**WRITTEN TASK**
Note each line where "this" appears, and copy it.

-=-=-=-=-

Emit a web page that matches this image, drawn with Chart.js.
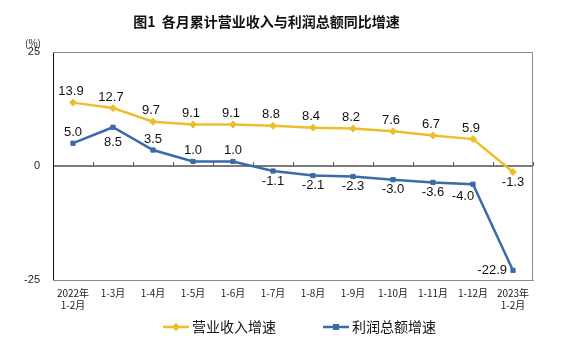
<!DOCTYPE html>
<html lang="zh">
<head>
    <meta charset="UTF-8">
    <title>各月累计营业收入与利润总额同比增速</title>
    <script src="https://cdn.jsdelivr.net/npm/chart.js"></script>
    <style>
        html, body { margin: 0; padding: 0; background: #fff; }
        #wrap { width: 574px; height: 349px; }
    </style>
</head>
<body>
    <div id="wrap"><canvas id="growthChart"></canvas></div>

    <script>
        // months (cumulative periods)
        const months = [
            ['2022年', '1-2月'], '1-3月', '1-4月', '1-5月', '1-6月', '1-7月',
            '1-8月', '1-9月', '1-10月', '1-11月', '1-12月', ['2023年', '1-2月']
        ];
        // 营业收入增速 (%)
        const revenueGrowth = [13.9, 12.7, 9.7, 9.1, 9.1, 8.8, 8.4, 8.2, 7.6, 6.7, 5.9, -1.3];
        // 利润总额增速 (%)
        const profitGrowth = [5.0, 8.5, 3.5, 1.0, 1.0, -1.1, -2.1, -2.3, -3.0, -3.6, -4.0, -22.9];
        const yTicks = [-25, 0, 25];

        // where each value label sits relative to its point
        const revenueLabelPos = ['up', 'up', 'up', 'up', 'up', 'up', 'up', 'up', 'up', 'up', 'up', 'down'];
        const profitLabelPos = ['up', 'down2', 'up', 'up', 'up', 'down', 'down', 'down', 'down', 'down', 'downleft', 'left'];

        const YELLOW = '#EDBE2C';
        const BLUE = '#3A6BA8';
        const NUM_FONT = '13px "Liberation Sans", Arial, sans-serif';
        const CJK = '"Noto Sans CJK SC", sans-serif';

        // value labels, frame, zero-line ticks, unit and legend
        const decorations = {
            id: 'decorations',
            afterDatasetsDraw(chart) {
                const ctx = chart.ctx;
                const area = chart.chartArea;
                const x = chart.scales.x;
                const y = chart.scales.y;
                const y0 = y.getPixelForValue(0);

                ctx.save();
                // frame: grey top/right, dark left
                ctx.strokeStyle = '#8a8a8a';
                ctx.lineWidth = 1;
                ctx.beginPath();
                ctx.moveTo(area.left, area.top + 0.5);
                ctx.lineTo(area.right - 0.5, area.top + 0.5);
                ctx.lineTo(area.right - 0.5, area.bottom);
                ctx.stroke();

                // small tick marks on the zero line between months
                ctx.strokeStyle = '#555';
                for (let i = 1; i <= months.length; i++) {
                    const px = i < months.length
                        ? (x.getPixelForTick(i - 1) + x.getPixelForTick(i)) / 2
                        : area.right;
                    ctx.beginPath();
                    ctx.moveTo(Math.round(px) + 0.5, y0 - 4);
                    ctx.lineTo(Math.round(px) + 0.5, y0);
                    ctx.stroke();
                }

                // value labels
                ctx.font = NUM_FONT;
                ctx.fillStyle = '#111';
                ctx.textBaseline = 'middle';
                const drawLabels = (dsIndex, values, pos) => {
                    const meta = chart.getDatasetMeta(dsIndex);
                    meta.data.forEach((pt, i) => {
                        let lx = pt.x, ly = pt.y;
                        ctx.textAlign = 'center';
                        switch (pos[i]) {
                            case 'up': lx -= dsIndex === 0 ? 2 : 0; ly -= 11; break;
                            case 'down': ly += 10; break;
                            case 'down2': ly += 15; break;
                            case 'downleft': lx -= 10; ly += 12; break;
                            case 'left': ctx.textAlign = 'right'; lx -= 6; break;
                        }
                        ctx.fillText(values[i].toFixed(1), lx, ly);
                    });
                };
                drawLabels(0, revenueGrowth, revenueLabelPos);
                drawLabels(1, profitGrowth, profitLabelPos);

                // unit above the axis
                ctx.font = '10px ' + CJK;
                ctx.textAlign = 'center';
                ctx.fillStyle = '#222';
                ctx.fillText('(%)', 33, 43);

                // legend
                const legendY = 327;
                const items = [
                    { label: '营业收入增速', color: YELLOW, x: 163, style: 'rectRot' },
                    { label: '利润总额增速', color: BLUE, x: 323, style: 'rect' }
                ];
                items.forEach(it => {
                    ctx.strokeStyle = it.color;
                    ctx.lineWidth = 2.5;
                    ctx.beginPath();
                    ctx.moveTo(it.x, legendY);
                    ctx.lineTo(it.x + 26, legendY);
                    ctx.stroke();
                    Chart.helpers.drawPoint(ctx, {
                        pointStyle: it.style, radius: 2.5, borderWidth: 1
                    }, it.x + 13, legendY);
                    ctx.fillStyle = it.color;
                    ctx.fill();
                    ctx.font = '14px ' + CJK;
                    ctx.fillStyle = '#111';
                    ctx.textAlign = 'left';
                    ctx.fillText(it.label, it.x + 29, legendY);
                });
                ctx.restore();
            }
        };

        new Chart(document.getElementById('growthChart'), {
            type: 'line',
            data: {
                labels: months,
                datasets: [
                    {
                        label: '营业收入增速',
                        data: revenueGrowth,
                        borderColor: YELLOW,
                        backgroundColor: YELLOW,
                        borderWidth: 2.5,
                        pointStyle: 'rectRot',
                        pointRadius: 3.5,
                        pointBorderWidth: 1,
                        tension: 0
                    },
                    {
                        label: '利润总额增速',
                        data: profitGrowth,
                        borderColor: BLUE,
                        backgroundColor: BLUE,
                        borderWidth: 2.5,
                        pointStyle: 'rect',
                        pointRadius: 3,
                        pointBorderWidth: 1,
                        tension: 0
                    }
                ]
            },
            options: {
                responsive: true,
                maintainAspectRatio: false,
                animation: false,
                events: [],
                layout: { padding: { left: 0, right: 41, top: 0, bottom: 0 } },
                plugins: {
                    legend: { display: false },
                    tooltip: { enabled: false },
                    title: {
                        display: true,
                        text: '图1  各月累计营业收入与利润总额同比增速',
                        color: '#111',
                        font: { family: CJK, size: 14, weight: 'bold' },
                        padding: { top: 13, bottom: 22.2 }
                    }
                },
                scales: {
                    x: {
                        offset: true,
                        grid: { display: false, drawTicks: false },
                        border: { display: true, color: '#8a8a8a', width: 1 },
                        ticks: {
                            color: '#222',
                            font: { family: CJK, size: 10 },
                            padding: 7,
                            maxRotation: 0,
                            autoSkip: false
                        },
                        afterFit(scale) { scale.height = 69; }
                    },
                    y: {
                        min: -25,
                        max: 25,
                        afterBuildTicks(scale) { scale.ticks = yTicks.map(v => ({ value: v })); },
                        grid: {
                            drawTicks: false,
                            color: c => c.tick && c.tick.value === 0 ? '#7a7a7a' : 'rgba(0,0,0,0)',
                            lineWidth: c => c.tick && c.tick.value === 0 ? 2 : 0
                        },
                        border: { display: true, color: '#111', width: 1 },
                        ticks: {
                            color: '#222',
                            font: { family: '"Liberation Sans", Arial, sans-serif', size: 11 },
                            padding: 13
                        },
                        afterFit(scale) { scale.width = 53; }
                    }
                }
            },
            plugins: [decorations]
        });
    </script>
</body>
</html>
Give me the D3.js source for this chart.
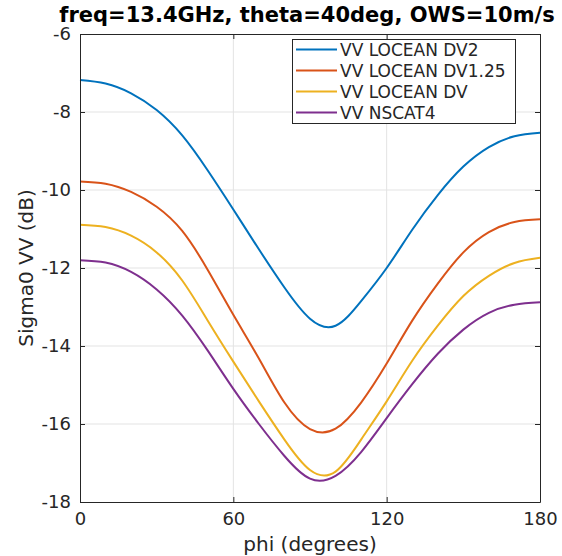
<!DOCTYPE html>
<html>
<head>
<meta charset="utf-8">
<script src="https://cdn.jsdelivr.net/npm/d3@7"></script>
<style>
  body { margin: 0; background: #fff; }
  text { font-family: "DejaVu Sans", sans-serif; fill: #262626; }
</style>
</head>
<body>
<div id="chart"></div>
<script>
var width = 562,
  height = 556;

// chart values
var phi = [0, 10, 20, 30, 40, 50, 60, 70, 80, 90, 100, 110, 120, 130, 140, 150, 160, 170, 180];
var dv2 = [-7.18, -7.27, -7.52, -7.95, -8.6, -9.5, -10.5, -11.52, -12.5, -13.3, -13.48, -12.85, -12.0, -11.02, -10.13, -9.4, -8.9, -8.62, -8.53];
var dv125 = [-9.78, -9.84, -10.05, -10.43, -11.05, -12.05, -13.2, -14.32, -15.45, -16.13, -16.12, -15.45, -14.45, -13.35, -12.4, -11.6, -11.08, -10.82, -10.75];
var dv = [-10.89, -10.95, -11.17, -11.6, -12.32, -13.35, -14.4, -15.42, -16.4, -17.18, -17.22, -16.4, -15.42, -14.38, -13.48, -12.72, -12.2, -11.87, -11.74];
var nscat4 = [-11.8, -11.86, -12.1, -12.55, -13.22, -14.12, -15.1, -16.0, -16.82, -17.4, -17.33, -16.72, -15.85, -14.98, -14.2, -13.58, -13.15, -12.94, -12.88];
var seriesNames = ["VV LOCEAN DV2", "VV LOCEAN DV1.25", "VV LOCEAN DV", "VV NSCAT4"];
var seriesColors = ["#0072BD", "#D95319", "#EDB120", "#7E2F8E"];
var xTicks = [0, 60, 120, 180];
var yTicks = [-18, -16, -14, -12, -10, -8, -6];

var series = [dv2, dv125, dv, nscat4];

var plotLeft = 80, plotRight = 540, plotTop = 34, plotBottom = 502;

var svg = d3.select( "#chart" )
  .append( "svg" )
  .attr( "width", width )
  .attr( "height", height );

var x = d3.scaleLinear().domain( [0, 180] ).range( [plotLeft, plotRight] );
var y = d3.scaleLinear().domain( [-18, -6] ).range( [plotBottom, plotTop] );

// grid
var grid = svg.append( "g" );
grid.selectAll( "line.gx" )
  .data( xTicks.slice(1, -1) )
  .enter()
  .append( "line" )
  .attr( "x1", function(d){ return x(d); } )
  .attr( "x2", function(d){ return x(d); } )
  .attr( "y1", plotTop )
  .attr( "y2", plotBottom )
  .attr( "stroke", "#e3e3e3" )
  .attr( "stroke-width", 1 );
grid.selectAll( "line.gy" )
  .data( yTicks.slice(1, -1) )
  .enter()
  .append( "line" )
  .attr( "x1", plotLeft )
  .attr( "x2", plotRight )
  .attr( "y1", function(d){ return y(d); } )
  .attr( "y2", function(d){ return y(d); } )
  .attr( "stroke", "#e3e3e3" )
  .attr( "stroke-width", 1 );

// curves
var line = d3.line()
  .x( function(d, i){ return x(phi[i]); } )
  .y( function(d){ return y(d); } )
  .curve( d3.curveNatural );

svg.append( "g" )
  .selectAll( "path" )
  .data( series )
  .enter()
  .append( "path" )
  .attr( "fill", "none" )
  .attr( "stroke", function(d, i){ return seriesColors[i]; } )
  .attr( "stroke-width", 2 )
  .attr( "d", line );

// axes (ticks inside, box on)
var fontTick = "18px";
var xAxis = svg.append( "g" )
  .attr( "transform", "translate(0," + plotBottom + ")" )
  .call( d3.axisBottom(x).tickValues(xTicks).tickSizeInner(-5).tickSizeOuter(0).tickPadding(10) );
var xAxisTop = svg.append( "g" )
  .attr( "transform", "translate(0," + plotTop + ")" )
  .call( d3.axisTop(x).tickValues(xTicks).tickSizeInner(-5).tickSizeOuter(0).tickFormat("") );
var yAxis = svg.append( "g" )
  .attr( "transform", "translate(" + plotLeft + ",0)" )
  .call( d3.axisLeft(y).tickValues(yTicks).tickSizeInner(-5).tickSizeOuter(0).tickPadding(9) );
var yAxisRight = svg.append( "g" )
  .attr( "transform", "translate(" + plotRight + ",0)" )
  .call( d3.axisRight(y).tickValues(yTicks).tickSizeInner(-5).tickSizeOuter(0).tickFormat("") );

[xAxis, xAxisTop, yAxis, yAxisRight].forEach(function(a){
  a.select( ".domain" ).attr( "stroke", "#262626" ).attr( "stroke-width", 1 );
  a.selectAll( ".tick line" ).attr( "stroke", "#262626" );
  a.selectAll( ".tick text" )
    .attr( "fill", "#262626" )
    .style( "font-family", "DejaVu Sans" )
    .style( "font-size", fontTick );
});
yAxis.selectAll( ".tick text" ).text( function(d){ return d; } );

// labels
svg.append( "text" )
  .attr( "x", 307 )
  .attr( "y", 22 )
  .attr( "text-anchor", "middle" )
  .style( "font-size", "21px" )
  .style( "font-weight", "bold" )
  .style( "fill", "#000" )
  .text( "freq=13.4GHz, theta=40deg, OWS=10m/s" );

svg.append( "text" )
  .attr( "x", 310 )
  .attr( "y", 551 )
  .attr( "text-anchor", "middle" )
  .style( "font-size", "20px" )
  .text( "phi (degrees)" );

svg.append( "text" )
  .attr( "transform", "translate(33," + ((plotTop + plotBottom) / 2) + ") rotate(-90)" )
  .attr( "text-anchor", "middle" )
  .style( "font-size", "20px" )
  .text( "Sigma0 VV (dB)" );

// legend
var legend = svg.append( "g" );
legend.append( "rect" )
  .attr( "x", 292.5 )
  .attr( "y", 39.5 )
  .attr( "width", 223 )
  .attr( "height", 84 )
  .attr( "fill", "#fff" )
  .attr( "stroke", "#262626" )
  .attr( "stroke-width", 1 );

var items = legend.selectAll( "g.item" )
  .data( seriesNames )
  .enter()
  .append( "g" )
  .attr( "transform", function(d, i){ return "translate(0," + (49.5 + i * 21) + ")"; } );
items.append( "line" )
  .attr( "x1", 296 )
  .attr( "x2", 337 )
  .attr( "stroke", function(d, i){ return seriesColors[i]; } )
  .attr( "stroke-width", 2 );
items.append( "text" )
  .attr( "x", 340 )
  .attr( "dy", "0.36em" )
  .style( "font-size", "17px" )
  .text( function(d){ return d; } );
</script>
</body>
</html>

-=-=-=-=-

**SOLUTION TO THE EXERCISE**
Emit a web page that matches this image, drawn with Chart.js.
Give me the D3.js source for this chart.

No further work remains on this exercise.